Of Interest to Private Service Professionals

The Private Service Mindset

Private service can be a satisfying and rewarding career. When knowledge and skills along with a great service mindset are applied in a home here there is mutual respect from the employer, than you have arrived in a special place in our profession.

Being a professional in any of the private service job titles involves more than pushing a vacuum cleaner, planning a party, or managing vendors. Knowledge gained from proper mindset, as well as your study and experience in a wide range of situations, is what builds professional value.
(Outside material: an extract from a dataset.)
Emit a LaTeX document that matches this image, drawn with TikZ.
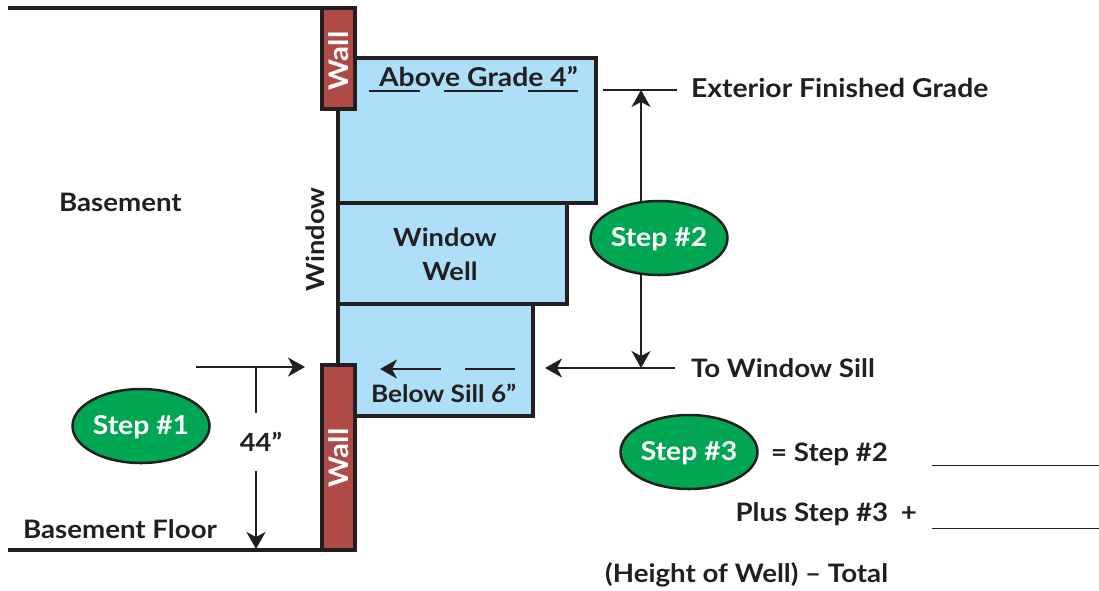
\documentclass[tikz,border=0pt]{standalone}
\usepackage{fontspec}
\setmainfont{Lato}[UprightFont=* Bold,BoldFont=* Bold,FakeStretch=1.09]
\usetikzlibrary{arrows.meta,shapes.geometric}
\definecolor{ink}{HTML}{231F20}
\definecolor{sky}{HTML}{ADDFF9}
\definecolor{brick}{HTML}{B04A47}
\definecolor{leaf}{HTML}{00A651}
\tikzset{
  x=1pt,y=-1pt,
  lab/.style={font=\fontsize{25.4}{26}\selectfont,text=ink,inner sep=0pt,outer sep=0pt,anchor=base west},
  labbig/.style={lab,font=\fontsize{26}{26}\selectfont},
  labsmall/.style={lab,font=\fontsize{24}{26}\selectfont},
  labr/.style={lab,anchor=base east},
  labc/.style={lab,anchor=base,font=\fontsize{25}{26}\selectfont},
  well/.style={rectangle,draw=ink,fill=sky,line width=4pt,inner sep=0pt,outer sep=0pt,anchor=north west},
  wallbox/.style={rectangle,draw=ink,fill=brick,line width=4pt,inner sep=0pt,outer sep=0pt,minimum width=33pt,anchor=north west},
  walltext/.style={font=\fontsize{27}{27}\selectfont,text=white,rotate=90,inner sep=0pt},
  stepoval/.style={ellipse,draw=ink,fill=leaf,line width=2.5pt,inner sep=0pt,outer sep=0pt,minimum width=137pt,minimum height=74pt,text=white,font=\fontsize{26}{26}\selectfont,text height=22pt,text depth=5pt},
  floorline/.style={draw=ink,line width=4pt},
  dim/.style={draw=ink,line width=2pt},
  arr/.style={dim,-{Stealth[length=17pt,width=19pt,inset=5pt]}},
  blank/.style={draw=ink,line width=1pt}
}
\begin{document}
\begin{tikzpicture}
\useasboundingbox (0,0) rectangle (1099,590);
% floors
\coordinate (topstart) at (8,8);
\coordinate (topend) at (322,8);
\coordinate (floorstart) at (8,550);
\coordinate (floorend) at (322,550);
\draw[floorline] (topstart) -- (topend);
\draw[floorline] (floorstart) -- (floorend);
% well
\node[well,minimum width=258pt,minimum height=145pt] (wellA) at (338,58) {};
\node[well,minimum width=229pt,minimum height=101pt] (wellB) at (338,203) {};
\node[well,minimum width=195pt,minimum height=112pt] (wellC) at (338,304) {};
% walls
\node[wallbox,minimum height=101pt] (wallA) at (322,8) {};
\node[wallbox,minimum height=185pt] (wallB) at (322,365) {};
\node[walltext] (wallAt) at (339,61) {Wall};
\node[walltext] (wallBt) at (339,458) {Wall};
% ovals
\node[stepoval] (s1) at (141,426) {Step \#1};
\node[stepoval] (s2) at (659,238) {Step \#2};
\node[stepoval] (s3) at (689,452) {Step \#3};
% labels
\node[labbig] (tAbove) at (379,86) {Above Grade 4"};
\node[labbig] (tExt) at (691,97) {Exterior Finished Grade};
\node[lab] (tBase) at (59,211) {Basement};
\node[lab,rotate=90,font=\fontsize{25}{26}\selectfont] (tWin) at (324,291) {Window};
\node[labc] (tWW1) at (445,246) {Window};
\node[labc] (tWW2) at (450,280) {Well};
\node[lab] (tSill) at (691,377) {To Window Sill};
\node[labsmall] (tBelow) at (371,402) {Below Sill 6"};
\node[labc] (t44) at (261,451) {44"};
\node[lab] (tFloor) at (23,538) {Basement Floor};
\node[labr] (tEq) at (888,461) {= Step \#2};
\node[labr] (tPlus) at (917,521) {Plus Step \#3\hspace{6pt} +};
\node[labr] (tTot) at (888,582) {(Height of Well) – Total};
% dashes above grade
\coordinate (a1) at (369,91); \coordinate (a2) at (420,91);
\coordinate (a3) at (444,91); \coordinate (a4) at (503,91);
\coordinate (a5) at (528,91); \coordinate (a6) at (578,91);
\draw[dim] (a1) -- (a2);
\draw[dim] (a3) -- (a4);
\draw[dim] (a5) -- (a6);
% grade and step 2 dimension
\coordinate (g1) at (603,90); \coordinate (g2) at (677,90);
\coordinate (gm) at (641,90);
\coordinate (sm) at (641,368);
\coordinate (sr) at (675,368);
\coordinate (sl) at (545,368);
\draw[dim] (g1) -- (g2);
\draw[arr] (sr) -- (sl);
\draw[arr] (s2.north -| gm) -- (gm);
\draw[arr] (s2.south -| sm) -- (sm);
% below sill
\coordinate (b1) at (441,369); \coordinate (b2) at (380,369);
\coordinate (b3) at (465,369); \coordinate (b4) at (515,369);
\draw[arr] (b1) -- (b2);
\draw[dim] (b3) -- (b4);
% 44 dimension
\coordinate (c1) at (196,367); \coordinate (c2) at (305,367);
\coordinate (cm) at (256,367);
\coordinate (cu) at (256,413); \coordinate (cd) at (256,471); \coordinate (cf) at (256,549);
\draw[arr] (c1) -- (c2);
\draw[dim] (cm) -- (cu);
\draw[arr] (cd) -- (cf);
% blanks
\coordinate (l1) at (932,465); \coordinate (l2) at (1099,465);
\coordinate (l3) at (932,528); \coordinate (l4) at (1099,528);
\draw[blank] (l1) -- (l2);
\draw[blank] (l3) -- (l4);
\end{tikzpicture}
\end{document}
Here are habits related to mindset that successful private service professionals possess:

  • Having a helpful attitude, cooperative thinking, appreciation for routine, and methodical approach.
  • Trying to acquire a good understanding what the employer really expects of you and how they like their home to operate. Be willing to ask if necessary.
  • Having a confident and proud explanation of what you do at your job for family and friends, within confidentiality boundaries.
  • Being willing to help other staff without being asked.
  • Being willing to do extra for the employer- being anticipatory.
  • Being friendly not familiar.

Common private service situations which build experience. Be prepared to:

  • Learn how to handle various requests that might interfere with the plan of work.
  • Know what to do if there is not enough time to complete the work.
  • Understand and aid in the need for effective coordination with other staff.
  • Deal with malfunctioning equipment.
  • Deal with gossip and handling negativity by coworkers.
  • Deal with other staff not doing their part, observing others doing improper things.
  • Handling the emotional stress of perceived poor management.
  • Practice friendly not familiar-what employers don’t like and also what other employees don’t like.
  • Handle the inevitable laundry problems.
  • Be frustrated by the lack detailed workmanship and learn how to change that over time.
  • Graciously handle unexpected and sometimes unwanted efforts by other staff which may interfere with your efforts.
  • Deal with employer perceptions that obvious things are being left undone by others.
  • Understand poor work ethic- cell phone calling etc. inappropriate breaks, shopping trips that are too long or not efficiently planned.